Will file be closed automatically in a "for ... in open..." statement?

Raspberry Aether raspberryaether at e-s.invalid
Tue Feb 16 23:42:25 EST 2016


On 02/16/2016 11:04 PM, jfong at ms4.hinet.net wrote:
> Thanks for these detailed explanation. Both statements will close file automatically sooner or later and, when considering the exceptions, "with" is better. Hope my understanding is right.
> 
> But, just curious, how do you know the "for" will do it? I can't find any document about it from every sources I know. Very depressed:-(
> 
> --Jach
> 

First-- IMO, don't depend on it. Instead, use something like:

with open('foo.txt') as f:
    for line in f:
        pass # do something here

It's one extra indent and one extra line, but it's cleaner.
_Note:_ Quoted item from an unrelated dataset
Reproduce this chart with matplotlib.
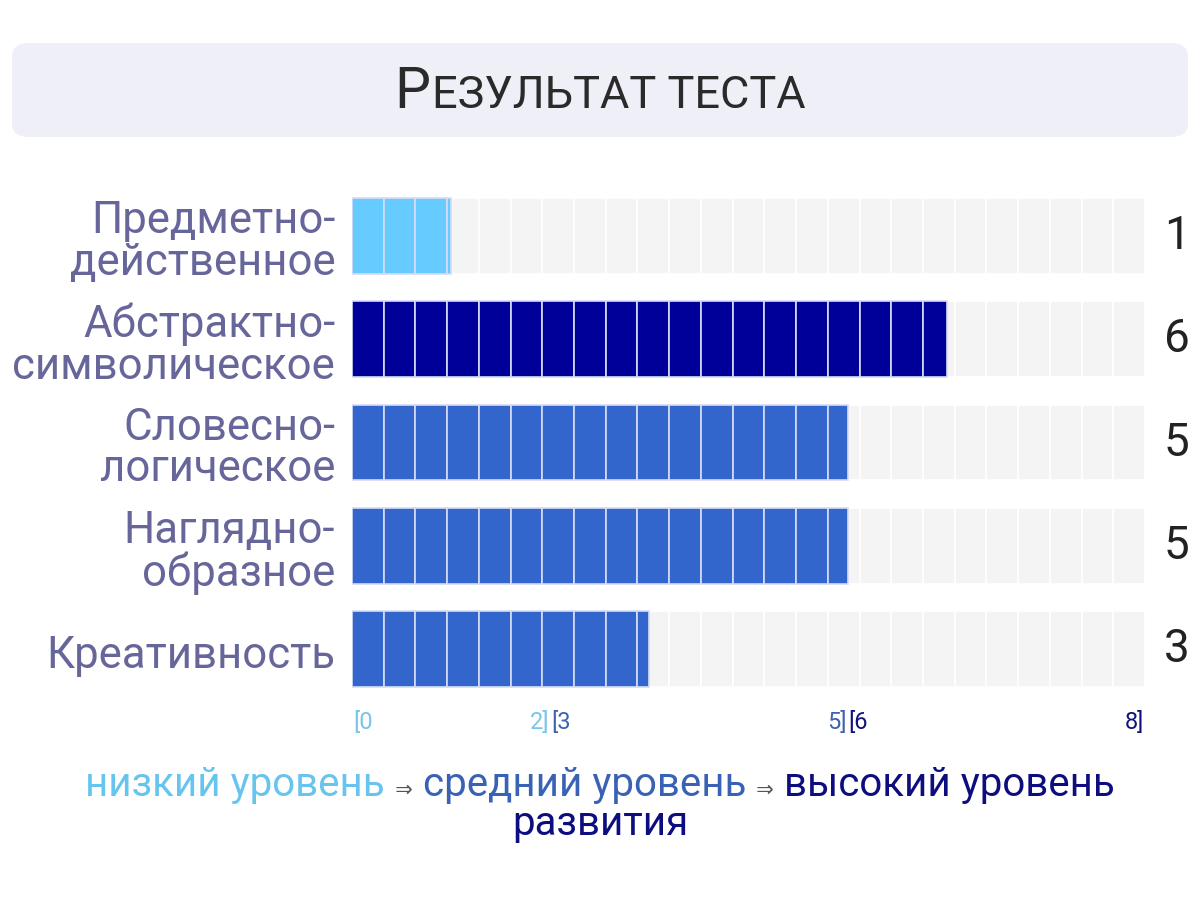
import matplotlib.pyplot as plt
import numpy as np
from matplotlib.patches import FancyBboxPatch

categories = ["Предметно-\nдейственное", "Абстрактно-\nсимволическое",
              "Словесно-\nлогическое", "Наглядно-\nобразное", "Креативность"]
scores = [1, 6, 5, 5, 3]
scale_max = 8
n_cells = 25

level_names = ["низкий уровень", "средний уровень", "высокий уровень"]
level_lo = [0, 3, 6]
level_hi = [2, 5, 8]
level_edges = [0, 2, 5, 8]
bar_colors = ["#66ccff", "#3366cc", "#000099"]
tick_colors = ["#77c6ea", "#3d63b0", "#12127a"]
legend_colors = ["#66c4ee", "#3a62b4", "#0d0d80"]

plt.rcParams['font.family'] = ['Roboto', 'DejaVu Sans']

W, H = 1200, 901
fig = plt.figure(figsize=(12, 9.01), dpi=100)

def fx(px):
    return px / W

def fy(py):
    return 1 - py / H

# title box
box = FancyBboxPatch((fx(12), fy(137)), fx(1176), (137 - 43) / H,
                     boxstyle="round,pad=0,rounding_size=0.015",
                     transform=fig.transFigure, fc="#eeeff7", ec="none")
fig.patches.append(box)

# bars
ax = fig.add_axes([fx(352), fy(701), fx(1145 - 352), (701 - 184) / H])
ax.set_xlim(0, scale_max)
ax.set_ylim(len(categories) - 0.5, -0.5)
ax.axis('off')

cell = scale_max / n_cells
bar_h = 0.735

def level_of(v):
    for i in range(3):
        if v <= level_hi[i]:
            return i
    return 2

for i, (cat, v) in enumerate(zip(categories, scores)):
    lefts = np.arange(n_cells) * cell
    ax.barh([i] * n_cells, [cell] * n_cells, left=lefts, height=bar_h,
            color="#f4f4f4", edgecolor="white", linewidth=1.2)
    c = bar_colors[level_of(v)]
    k = 0
    while k * cell < v - 1e-9:
        w = min(cell, v - k * cell)
        ax.barh(i, w, left=k * cell, height=bar_h, color=c,
                edgecolor="#d8dcf4", linewidth=1.2)
        k += 1
    ax.text(-0.17, i + 0.06, cat, ha='right', va='center', fontsize=31.5,
            color="#66669a", linespacing=0.98)
    ax.text(8.19, i, str(v), ha='left', va='center', fontsize=33, color="#222222")

# range labels under the bars
for j in range(3):
    ax.text(level_edges[j] + 0.01, 4.5 + 0.1, "[" + str(level_lo[j]), ha='left', va='top',
            fontsize=17, color=tick_colors[j])
    ax.text(level_edges[j + 1] - 0.01, 4.5 + 0.1, str(level_hi[j]) + "]", ha='right', va='top',
            fontsize=17, color=tick_colors[j])

fig.canvas.draw()
renderer = fig.canvas.get_renderer()

# title with small caps look
t1 = fig.text(0, fy(108), "Р", fontsize=41, color="#2a2a2a", ha='left', va='baseline')
t2 = fig.text(0, fy(108), "ЕЗУЛЬТАТ ТЕСТА", fontsize=32.5, color="#2a2a2a",
              ha='left', va='baseline')
w1 = t1.get_window_extent(renderer).width
w2 = t2.get_window_extent(renderer).width
x0 = 600 - (w1 + w2 + 2) / 2
t1.set_x(fx(x0))
t2.set_x(fx(x0 + w1 + 2))

# legend line
pieces = []
for j in range(3):
    pieces.append((level_names[j], legend_colors[j], 29))
    if j < 2:
        pieces.append(("  ⇒  ", "#555555", 15))
texts = []
total = 0
for s, c, fs in pieces:
    t = fig.text(0, fy(796), s, fontsize=fs, color=c, ha='left', va='baseline')
    w = t.get_window_extent(renderer).width
    texts.append((t, w))
    total += w
x = 600 - total / 2
for t, w in texts:
    t.set_x(fx(x))
    x += w
fig.text(0.5, fy(835), "развития", fontsize=29, color=legend_colors[2],
         ha='center', va='baseline')

fig.savefig("out.png", dpi=100)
To answer your question, technically, it might not-- it really
depends upon your implementation of Python. It just so happens
that the most popular version of Python (CPython, the reference
implementation) will garbage collect the file object right away.

HOWEVER. The reason the "for" will PROBABLY result in file
closure is because as soon as the for loop exits, there is no
reason to hold onto the object returned by "open", so it is
disposed. When file objects are disposed, they are closed.

IMO, don't depend on this behaviour; it's bad form.